For the study, 213 participants participated in the chronic disease self-management program (CDSMP) at a Telemedicine Network studio in Ontario, Canada from September 2007 to June 2008.

The program included six weekly sessions, with baseline and four-month follow-up surveys administered to assess self-efficacy beliefs, health behaviors and health status information.

Participants were split up between a single and multi-site delivery model.

According to the study's authors, delivery of the program via telehealth would address three barriers:

•The need for program leaders in every community.

•The need for leaders to travel long distances to communities, particularly remote areas without leaders.

•The need for a sufficient number of participants to form a face-to-face group in each community.

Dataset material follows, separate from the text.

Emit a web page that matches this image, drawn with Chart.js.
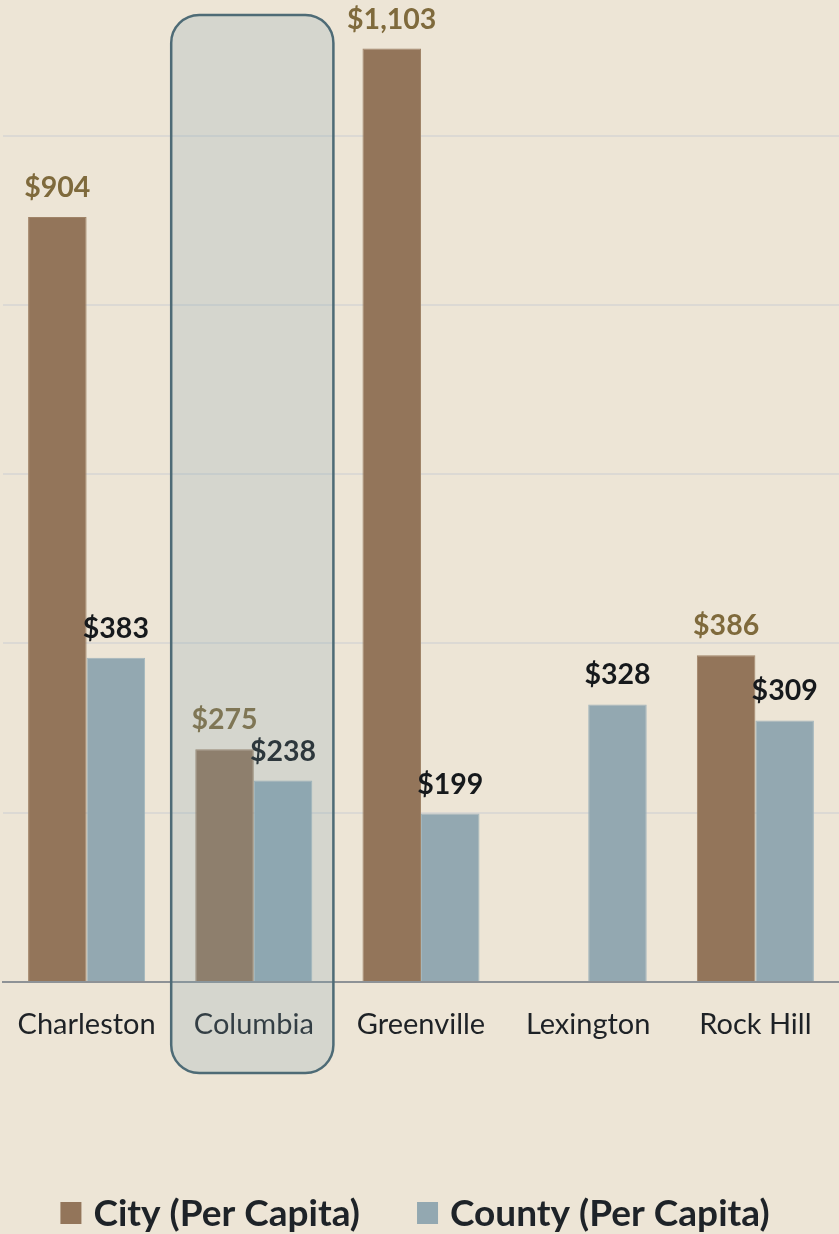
<!DOCTYPE html>
<html>
<head>
<meta charset="utf-8">
<script src="https://cdn.jsdelivr.net/npm/chart.js@4/dist/chart.umd.min.js"></script>
<style>
  html, body { margin: 0; padding: 0; background: #EDE5D6; overflow: hidden; }
  #wrap { width: 839px; height: 1234px; position: relative; }
</style>
</head>
<body>
<div id="wrap"><canvas id="c" width="839" height="1234"></canvas></div>
<script>
const categories = ["Charleston", "Columbia", "Greenville", "Lexington", "Rock Hill"];
const cityValues = [904, 275, 1103, null, 386];
const countyValues = [383, 238, 199, 328, 309];
const seriesNames = ["City (Per Capita)", "County (Per Capita)"];
const yTickValues = [0, 200, 400, 600, 800, 1000];
const highlightIndex = 1;

const FONT = "Lato, 'Open Sans', sans-serif";
const CITY = "#93755A";
const COUNTY = "#93A8B1";

const labelsPlugin = {
  id: 'valueLabels',
  afterDatasetsDraw(chart) {
    const ctx = chart.ctx;
    ctx.save();
    ctx.font = "bold 28.5px " + FONT;
    ctx.textAlign = 'center';
    ctx.textBaseline = 'alphabetic';
    chart.data.datasets.forEach((ds, di) => {
      const meta = chart.getDatasetMeta(di);
      meta.data.forEach((bar, i) => {
        const v = ds.data[i];
        if (v == null) return;
        ctx.fillStyle = di === 0 ? "#7F6A3C" : "#16191C";
        ctx.fillText("$" + v.toLocaleString('en-US'), bar.x, bar.y - 20);
      });
    });
    ctx.restore();
  }
};

const highlightPlugin = {
  id: 'highlight',
  afterDraw(chart) {
    const ctx = chart.ctx;
    const xs = chart.scales.x;
    const ca = chart.chartArea;
    const cw = (ca.right - ca.left) / categories.length;
    const cx = xs.getPixelForValue(highlightIndex);
    const left = cx - cw / 2 + 1;
    const right = cx + cw / 2 - 4;
    const top = 15;
    const bottom = ca.bottom + 91;
    ctx.save();
    ctx.beginPath();
    ctx.roundRect(left, top, right - left, bottom - top, 28);
    ctx.fillStyle = "rgba(129,164,178,0.22)";
    ctx.fill();
    ctx.lineWidth = 2.5;
    ctx.strokeStyle = "#4E6B76";
    ctx.stroke();
    ctx.restore();
  }
};

const legendPlugin = {
  id: 'customLegend',
  afterDraw(chart) {
    const ctx = chart.ctx;
    ctx.save();
    ctx.font = "bold 37px " + FONT;
    ctx.textBaseline = 'middle';
    ctx.textAlign = 'left';
    const boxW = 21, boxH = 22, boxGap = 12, itemGap = 57;
    const items = chart.data.datasets.map(ds => ({ text: ds.label, color: ds.backgroundColor }));
    let total = 0;
    items.forEach((it, i) => {
      it.w = ctx.measureText(it.text).width;
      total += boxW + boxGap + it.w + (i < items.length - 1 ? itemGap : 0);
    });
    let x = 415 - total / 2;
    const cy = 1213;
    items.forEach(it => {
      ctx.fillStyle = it.color;
      ctx.fillRect(x, cy - boxH / 2, boxW, boxH);
      x += boxW + boxGap;
      ctx.fillStyle = "#1E2328";
      ctx.fillText(it.text, x, cy + 1);
      x += it.w + itemGap;
    });
    ctx.restore();
  }
};

new Chart(document.getElementById('c'), {
  type: 'bar',
  data: {
    labels: categories,
    datasets: [
      { label: seriesNames[0], data: cityValues, backgroundColor: CITY, borderColor: "#A08468", borderWidth: 1,
        categoryPercentage: 0.7, barPercentage: 1.0 },
      { label: seriesNames[1], data: countyValues, backgroundColor: COUNTY, borderColor: "#A3B6BD", borderWidth: 1,
        categoryPercentage: 0.7, barPercentage: 1.0 }
    ]
  },
  options: {
    responsive: false,
    animation: false,
    devicePixelRatio: 1,
    layout: { padding: { left: 3, right: 0, top: 2, bottom: 0 } },
    plugins: {
      legend: { display: false },
      tooltip: { enabled: false }
    },
    scales: {
      x: {
        grid: { display: false },
        border: { display: true, color: "#8E9296", width: 2 },
        ticks: { font: { family: FONT, size: 29 }, color: "#1E2226", padding: 17, maxRotation: 0 },
        afterFit(scale) { scale.height = 1234 - 982; }
      },
      y: {
        min: 0, max: 1158,
        bounds: 'data',
        ticks: { display: false },
        afterBuildTicks(scale) { scale.ticks = yTickValues.map(v => ({ value: v })); },
        grid: { color: "#DCD9D4", lineWidth: 2, drawTicks: false },
        border: { display: false }
      }
    }
  },
  plugins: [labelsPlugin, highlightPlugin, legendPlugin]
});
</script>
</body>
</html>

Results showed significant improvements from baseline to follow-up for self-efficacy, exercise behavior, cognitive symptom management, communication with physicians, role function, psychological well-being, energy, health distress and self-rated health.

The study noted that there was no difference in results for the single and multi-site groups.

"Improvements in self-efficacy, health status, and health behaviors were equally effective in single- and multi-site groups," the authors said.

"Access to self-management programs could be greatly increased with telehealth using single and multi-site groups in rural and remote communities."

Synchronous telehealth for cardiovascular disease patients was shown to help reduce costs, admission rates and length of stay, according to research published last week in the Journal of the Medical Internet Research.

Additionally, research published in the April edition of Telemedicine and e-Health determined that telehealth increased patient adherence to hypertension treatment.